How Reporting Structures Change by Company Stage
In an early-stage SaaS startup, the org chart is usually flat. Founders directly manage most functions, job titles are broad, and employees often work across multiple areas. A founding engineer might also handle infrastructure, support escalations, and customer demos. A first marketing hire might manage content, campaigns, analytics, and events.
As the company reaches product-market fit, the structure becomes more defined. Leaders are hired for sales, marketing, engineering, product, and customer success. Processes become more formal, managers are introduced, and performance metrics are assigned to each function.
At the growth stage, specialization increases. Sales may split into inbound, outbound, enterprise, and channel teams. Marketing may divide into demand generation, product marketing, and communications. Engineering may organize around product areas, platform teams, infrastructure, and data. Customer success may segment accounts by customer size, industry, or revenue potential.

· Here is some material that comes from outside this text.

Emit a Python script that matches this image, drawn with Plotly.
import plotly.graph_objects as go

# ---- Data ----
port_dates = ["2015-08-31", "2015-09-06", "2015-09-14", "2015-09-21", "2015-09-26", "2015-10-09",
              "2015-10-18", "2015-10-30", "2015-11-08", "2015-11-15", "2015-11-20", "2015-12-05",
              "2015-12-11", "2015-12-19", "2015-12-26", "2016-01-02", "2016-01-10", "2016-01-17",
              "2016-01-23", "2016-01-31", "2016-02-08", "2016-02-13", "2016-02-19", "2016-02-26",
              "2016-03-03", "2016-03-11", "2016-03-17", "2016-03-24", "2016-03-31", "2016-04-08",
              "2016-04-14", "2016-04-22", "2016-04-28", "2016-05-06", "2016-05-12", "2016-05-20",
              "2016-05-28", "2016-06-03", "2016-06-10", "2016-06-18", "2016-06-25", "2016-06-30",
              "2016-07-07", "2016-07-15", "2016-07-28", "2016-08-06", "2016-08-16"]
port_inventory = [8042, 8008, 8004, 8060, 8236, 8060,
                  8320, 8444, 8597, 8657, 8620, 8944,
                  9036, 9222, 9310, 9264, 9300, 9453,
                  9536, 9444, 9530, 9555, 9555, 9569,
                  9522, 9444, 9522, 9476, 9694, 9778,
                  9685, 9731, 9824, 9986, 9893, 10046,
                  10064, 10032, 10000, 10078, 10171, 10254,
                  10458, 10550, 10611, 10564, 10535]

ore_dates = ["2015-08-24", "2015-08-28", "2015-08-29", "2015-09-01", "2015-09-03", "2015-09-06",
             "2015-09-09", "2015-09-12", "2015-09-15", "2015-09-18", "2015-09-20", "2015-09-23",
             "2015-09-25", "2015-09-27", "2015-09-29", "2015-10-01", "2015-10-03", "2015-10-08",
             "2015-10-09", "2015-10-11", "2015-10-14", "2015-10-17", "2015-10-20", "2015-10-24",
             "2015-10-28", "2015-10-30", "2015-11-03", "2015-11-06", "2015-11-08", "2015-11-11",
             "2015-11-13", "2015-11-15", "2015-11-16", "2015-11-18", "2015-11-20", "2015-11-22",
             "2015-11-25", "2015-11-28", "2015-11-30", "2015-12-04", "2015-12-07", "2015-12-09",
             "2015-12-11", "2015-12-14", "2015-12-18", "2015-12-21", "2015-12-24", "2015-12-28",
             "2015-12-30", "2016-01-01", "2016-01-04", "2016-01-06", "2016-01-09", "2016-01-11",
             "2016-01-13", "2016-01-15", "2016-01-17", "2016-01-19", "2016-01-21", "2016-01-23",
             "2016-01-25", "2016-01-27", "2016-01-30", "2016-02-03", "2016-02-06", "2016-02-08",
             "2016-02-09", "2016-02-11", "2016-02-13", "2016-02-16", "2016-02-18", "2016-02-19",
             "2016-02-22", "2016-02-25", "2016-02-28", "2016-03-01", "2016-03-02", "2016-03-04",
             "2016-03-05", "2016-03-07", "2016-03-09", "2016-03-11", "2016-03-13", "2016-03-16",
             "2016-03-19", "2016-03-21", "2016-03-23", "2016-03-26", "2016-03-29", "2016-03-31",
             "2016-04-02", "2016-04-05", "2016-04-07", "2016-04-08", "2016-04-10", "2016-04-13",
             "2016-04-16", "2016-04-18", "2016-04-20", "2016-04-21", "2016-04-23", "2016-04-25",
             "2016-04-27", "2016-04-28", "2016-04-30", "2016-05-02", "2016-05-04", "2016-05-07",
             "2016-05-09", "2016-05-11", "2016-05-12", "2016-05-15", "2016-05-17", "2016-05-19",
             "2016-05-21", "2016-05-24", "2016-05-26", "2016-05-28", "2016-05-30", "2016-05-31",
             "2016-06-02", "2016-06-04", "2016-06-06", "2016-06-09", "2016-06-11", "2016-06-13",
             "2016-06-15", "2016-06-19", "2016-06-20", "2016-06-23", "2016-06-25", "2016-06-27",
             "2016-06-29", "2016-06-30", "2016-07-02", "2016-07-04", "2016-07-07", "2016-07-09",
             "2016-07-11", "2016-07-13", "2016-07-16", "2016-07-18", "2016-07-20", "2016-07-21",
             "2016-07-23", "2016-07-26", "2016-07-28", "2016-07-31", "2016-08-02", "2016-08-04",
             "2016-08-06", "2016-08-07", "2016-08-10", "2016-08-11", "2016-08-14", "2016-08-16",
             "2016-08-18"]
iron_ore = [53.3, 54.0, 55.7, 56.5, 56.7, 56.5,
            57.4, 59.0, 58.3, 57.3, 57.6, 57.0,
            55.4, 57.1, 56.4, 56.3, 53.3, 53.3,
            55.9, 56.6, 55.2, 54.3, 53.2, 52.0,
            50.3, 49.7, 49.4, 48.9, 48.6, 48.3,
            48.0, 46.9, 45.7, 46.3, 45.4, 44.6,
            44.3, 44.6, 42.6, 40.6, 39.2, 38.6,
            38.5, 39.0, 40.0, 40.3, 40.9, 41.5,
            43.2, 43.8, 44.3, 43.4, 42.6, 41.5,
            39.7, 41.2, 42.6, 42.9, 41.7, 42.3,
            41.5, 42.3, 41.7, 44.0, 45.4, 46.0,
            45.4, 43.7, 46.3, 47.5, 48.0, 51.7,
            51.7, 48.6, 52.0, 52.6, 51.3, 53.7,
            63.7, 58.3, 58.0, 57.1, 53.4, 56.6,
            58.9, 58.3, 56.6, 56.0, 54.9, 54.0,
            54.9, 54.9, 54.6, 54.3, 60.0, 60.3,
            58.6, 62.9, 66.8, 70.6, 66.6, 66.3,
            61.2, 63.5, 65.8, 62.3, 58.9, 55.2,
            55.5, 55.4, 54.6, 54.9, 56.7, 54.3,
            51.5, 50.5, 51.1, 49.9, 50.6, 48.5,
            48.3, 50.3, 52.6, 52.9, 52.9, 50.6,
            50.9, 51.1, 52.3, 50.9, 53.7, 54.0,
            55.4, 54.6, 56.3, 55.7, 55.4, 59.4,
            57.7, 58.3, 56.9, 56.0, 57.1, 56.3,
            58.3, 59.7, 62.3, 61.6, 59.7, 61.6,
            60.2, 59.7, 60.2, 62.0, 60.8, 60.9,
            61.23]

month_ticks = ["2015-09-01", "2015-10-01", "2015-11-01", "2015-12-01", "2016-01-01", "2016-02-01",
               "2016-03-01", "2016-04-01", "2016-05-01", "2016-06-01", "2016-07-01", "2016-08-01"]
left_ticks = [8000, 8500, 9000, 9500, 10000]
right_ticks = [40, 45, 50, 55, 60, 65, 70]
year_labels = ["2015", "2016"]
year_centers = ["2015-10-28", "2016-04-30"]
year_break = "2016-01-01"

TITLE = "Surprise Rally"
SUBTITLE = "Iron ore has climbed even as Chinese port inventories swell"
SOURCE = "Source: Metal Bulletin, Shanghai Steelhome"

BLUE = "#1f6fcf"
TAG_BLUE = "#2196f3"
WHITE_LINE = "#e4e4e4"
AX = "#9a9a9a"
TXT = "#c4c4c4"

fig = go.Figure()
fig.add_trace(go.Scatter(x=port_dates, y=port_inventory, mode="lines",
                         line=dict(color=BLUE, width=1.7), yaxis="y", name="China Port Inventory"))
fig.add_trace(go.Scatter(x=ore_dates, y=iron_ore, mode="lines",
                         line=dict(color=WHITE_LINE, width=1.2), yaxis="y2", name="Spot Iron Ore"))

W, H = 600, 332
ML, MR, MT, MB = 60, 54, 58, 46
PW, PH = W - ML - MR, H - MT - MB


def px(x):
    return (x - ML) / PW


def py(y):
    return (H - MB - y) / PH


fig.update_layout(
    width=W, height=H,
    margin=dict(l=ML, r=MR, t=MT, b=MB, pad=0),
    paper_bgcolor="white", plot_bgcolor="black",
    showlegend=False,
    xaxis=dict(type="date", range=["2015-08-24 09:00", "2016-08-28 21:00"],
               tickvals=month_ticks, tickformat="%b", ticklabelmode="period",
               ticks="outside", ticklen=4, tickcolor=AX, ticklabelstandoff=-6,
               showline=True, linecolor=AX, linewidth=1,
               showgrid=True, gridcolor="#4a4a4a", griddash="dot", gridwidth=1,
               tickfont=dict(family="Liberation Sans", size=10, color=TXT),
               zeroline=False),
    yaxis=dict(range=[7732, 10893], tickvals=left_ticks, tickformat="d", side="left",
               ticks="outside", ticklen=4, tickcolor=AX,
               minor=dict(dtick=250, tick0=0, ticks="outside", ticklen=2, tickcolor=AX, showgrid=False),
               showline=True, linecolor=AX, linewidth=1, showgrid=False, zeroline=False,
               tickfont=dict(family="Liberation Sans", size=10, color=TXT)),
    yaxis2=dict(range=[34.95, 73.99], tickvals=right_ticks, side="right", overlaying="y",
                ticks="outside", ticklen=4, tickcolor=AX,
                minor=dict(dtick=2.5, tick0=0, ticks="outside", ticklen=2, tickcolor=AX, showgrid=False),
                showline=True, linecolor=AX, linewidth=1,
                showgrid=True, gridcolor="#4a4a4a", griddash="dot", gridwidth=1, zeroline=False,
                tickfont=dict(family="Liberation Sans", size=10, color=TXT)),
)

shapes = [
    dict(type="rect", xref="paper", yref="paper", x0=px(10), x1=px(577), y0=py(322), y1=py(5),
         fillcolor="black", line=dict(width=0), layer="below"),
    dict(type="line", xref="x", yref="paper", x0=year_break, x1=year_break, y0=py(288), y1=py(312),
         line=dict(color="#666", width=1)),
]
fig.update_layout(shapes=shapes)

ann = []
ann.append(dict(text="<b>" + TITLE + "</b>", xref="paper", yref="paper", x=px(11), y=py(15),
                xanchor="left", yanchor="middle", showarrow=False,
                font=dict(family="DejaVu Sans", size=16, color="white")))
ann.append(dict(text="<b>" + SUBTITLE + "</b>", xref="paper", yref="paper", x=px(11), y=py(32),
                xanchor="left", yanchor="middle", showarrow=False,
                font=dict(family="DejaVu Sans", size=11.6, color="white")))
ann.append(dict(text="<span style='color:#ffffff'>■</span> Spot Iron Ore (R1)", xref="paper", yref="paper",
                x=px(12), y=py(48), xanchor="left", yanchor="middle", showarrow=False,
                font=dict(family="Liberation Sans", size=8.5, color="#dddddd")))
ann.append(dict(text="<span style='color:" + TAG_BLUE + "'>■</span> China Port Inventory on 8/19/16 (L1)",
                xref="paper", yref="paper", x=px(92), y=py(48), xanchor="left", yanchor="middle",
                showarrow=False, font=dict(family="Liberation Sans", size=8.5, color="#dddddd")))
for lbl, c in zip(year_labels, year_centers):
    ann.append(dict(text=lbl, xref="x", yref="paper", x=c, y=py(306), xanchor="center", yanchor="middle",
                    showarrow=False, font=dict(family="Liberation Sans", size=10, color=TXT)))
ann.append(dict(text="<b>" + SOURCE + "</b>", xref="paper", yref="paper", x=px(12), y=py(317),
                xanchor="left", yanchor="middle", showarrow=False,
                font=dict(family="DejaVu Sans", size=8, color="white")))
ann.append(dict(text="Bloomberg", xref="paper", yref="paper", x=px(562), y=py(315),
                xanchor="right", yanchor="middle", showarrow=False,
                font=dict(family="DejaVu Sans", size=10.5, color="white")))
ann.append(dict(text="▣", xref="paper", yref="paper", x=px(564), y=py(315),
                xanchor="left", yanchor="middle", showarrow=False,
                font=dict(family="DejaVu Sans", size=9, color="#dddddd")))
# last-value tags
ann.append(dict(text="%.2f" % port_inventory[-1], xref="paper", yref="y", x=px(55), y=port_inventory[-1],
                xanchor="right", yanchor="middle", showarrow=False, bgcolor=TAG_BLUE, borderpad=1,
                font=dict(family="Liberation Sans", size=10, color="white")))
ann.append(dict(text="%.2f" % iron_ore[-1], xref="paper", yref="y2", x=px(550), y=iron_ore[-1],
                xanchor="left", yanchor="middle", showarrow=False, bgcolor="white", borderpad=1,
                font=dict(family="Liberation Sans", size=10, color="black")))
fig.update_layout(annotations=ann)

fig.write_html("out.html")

In mature SaaS companies, the org chart often includes multiple layers of leadership, regional teams, formal revenue operations, corporate strategy, security, procurement, and internal audit. At this stage, the challenge is maintaining speed and innovation while improving governance and predictability.
Common Reporting Models
There is no single correct SaaS reporting structure, but several patterns are common:
- CEO-led model: Department heads report directly to the CEO. This is common in early and mid-stage companies.

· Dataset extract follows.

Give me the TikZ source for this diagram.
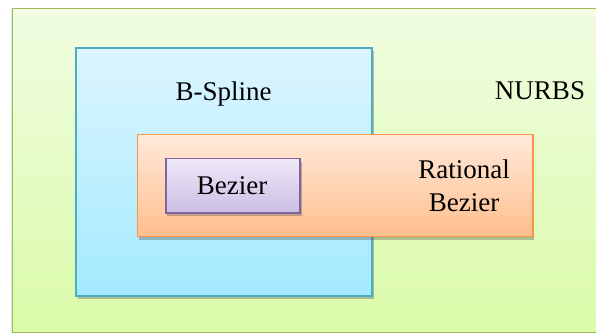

- Revenue-led model: Sales, customer success, partnerships, and revenue operations report to a CRO.
- Product and engineering split: Product reports to a CPO, while engineering reports to a CTO or VP of Engineering.

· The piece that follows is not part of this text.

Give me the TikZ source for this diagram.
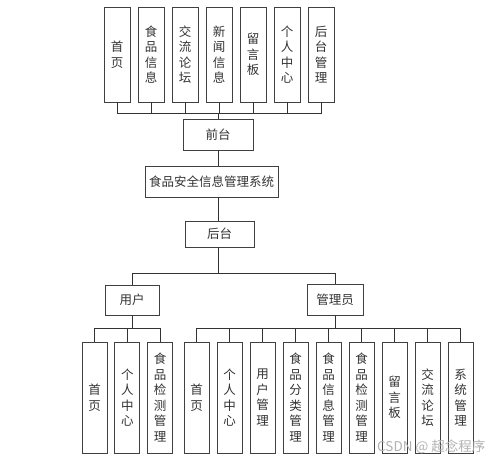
\documentclass[tikz,border=0pt]{standalone}
\usepackage{fontspec}
\setmainfont{Noto Sans CJK SC}
\begin{document}
\begin{tikzpicture}[x=1pt,y=-1pt,
  box/.style={draw=black!75, line width=0.8pt, inner sep=0pt, align=center, font=\fontsize{12.5}{15.5}\selectfont, text=black!80},
  topbox/.style={box, minimum width=26pt, minimum height=95pt},
  botbox/.style={box, minimum width=25pt, minimum height=111pt},
  hbox/.style={box, font=\fontsize{12.5}{14}\selectfont},
  conn/.style={draw=black!80, line width=0.8pt}]
\fill[white] (0,0) rectangle (500,461);
\useasboundingbox (0,0) rectangle (500,461);
% top row
\foreach \t [count=\i from 0] in {首\\页, 食\\品\\信\\息, 交\\流\\论\\坛, 新\\闻\\信\\息, 留\\言\\板, 个\\人\\中\\心, 后\\台\\管\\理}
  \node[topbox] (t\i) at ({117+34*\i},54.5) {\t};
\node[hbox, minimum width=70pt, minimum height=31pt] (qt) at (218,134.5) {前台};
\node[hbox, minimum width=133pt, minimum height=31pt] (sys) at (211.5,181.5) {食品安全信息管理系统};
\node[hbox, minimum width=69pt, minimum height=26pt] (ht) at (219.5,234) {后台};
\node[hbox, minimum width=54pt, minimum height=30pt] (yh) at (132,300) {用户};
\node[hbox, minimum width=56pt, minimum height=31pt] (gly) at (335,299.5) {管理员};
\coordinate (b1) at (218,113);
\coordinate (b2) at (218,273);
\coordinate (b3) at (132,328);
\coordinate (b4) at (335,328);
\foreach \i in {0,...,6} \draw[conn] (t\i.south) |- (b1);
\draw[conn] (b1) -- (qt.north);
\draw[conn] (qt.south) -- (qt.south |- sys.north);
\draw[conn] (sys.south -| qt.south) -- (ht.north -| qt.south);
\draw[conn] (ht.south -| b2) -- (b2);
\draw[conn] (b2) -| (yh.north);
\draw[conn] (b2) -| (gly.north);
% user children
\foreach \t [count=\i from 0] in {首\\页, 个\\人\\中\\心, 食\\品\\检\\测\\管\\理}
  \node[botbox] (u\i) at ({94.5+32.8*\i},397.5) {\t};
\draw[conn] (yh.south) -- (b3);
\foreach \i in {0,1,2} \draw[conn] (u\i.north) |- (b3);
% admin children
\foreach \t [count=\i from 0] in {首\\页, 个\\人\\中\\心, 用\\户\\管\\理, 食\\品\\分\\类\\管\\理, 食\\品\\信\\息\\管\\理, 食\\品\\检\\测\\管\\理, 留\\言\\板, 交\\流\\论\\坛, 系\\统\\管\\理}
  \node[botbox] (a\i) at ({196.5+33*\i},397.5) {\t};
\draw[conn] (gly.south) -- (b4);
\foreach \i in {0,...,8} \draw[conn] (a\i.north) |- (b4);
\node[text=black!30, font=\fontsize{13.5}{15}\selectfont, anchor=west, inner sep=0pt] (wm) at (377,447) {CSDN @ 超念程序};
\end{tikzpicture}
\end{document}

- Customer office model: Customer success, support, onboarding, and education report to a Chief Customer Officer.
- Regional model: International teams report through regional general managers or country leaders.
The right model depends on strategic priorities. If retention is the biggest issue, a dedicated customer leader may be appropriate. If enterprise growth is the priority, a strong CRO structure may be needed. If product innovation is central, separating product strategy from engineering execution can improve focus.
Principles of a Healthy SaaS Org Chart
A well-designed SaaS org chart is not merely a hierarchy. It is a system for decision-making, accountability, and collaboration. The best structures make ownership clear without creating unnecessary bureaucracy.
Effective SaaS organizations usually follow several principles:
- Clear ownership: Every major metric, process, and customer handoff should have an accountable owner.
- Aligned incentives: Sales, marketing, product, and customer success should not be rewarded for conflicting outcomes.
- Scalable management: Managers should have reasonable spans of control and clearly defined responsibilities.
- Strong cross-functional communication: Product, revenue, and customer teams must share information regularly.
- Customer-centered design: The organization should support successful customer outcomes, not just internal efficiency.
Final Thoughts
A typical SaaS company org chart includes executive leadership, product and engineering, sales, marketing, customer success, finance, people operations, and legal or compliance functions. However, the best structure is shaped by company stage, market, product complexity, and growth strategy.
For leaders, the goal is not to copy another company’s chart exactly. The goal is to create a reporting structure that clarifies priorities, reduces friction, and helps teams make better decisions. When designed carefully, the SaaS org chart becomes more than an internal diagram; it becomes a practical framework for scaling revenue, improving customer retention, and building a durable software business.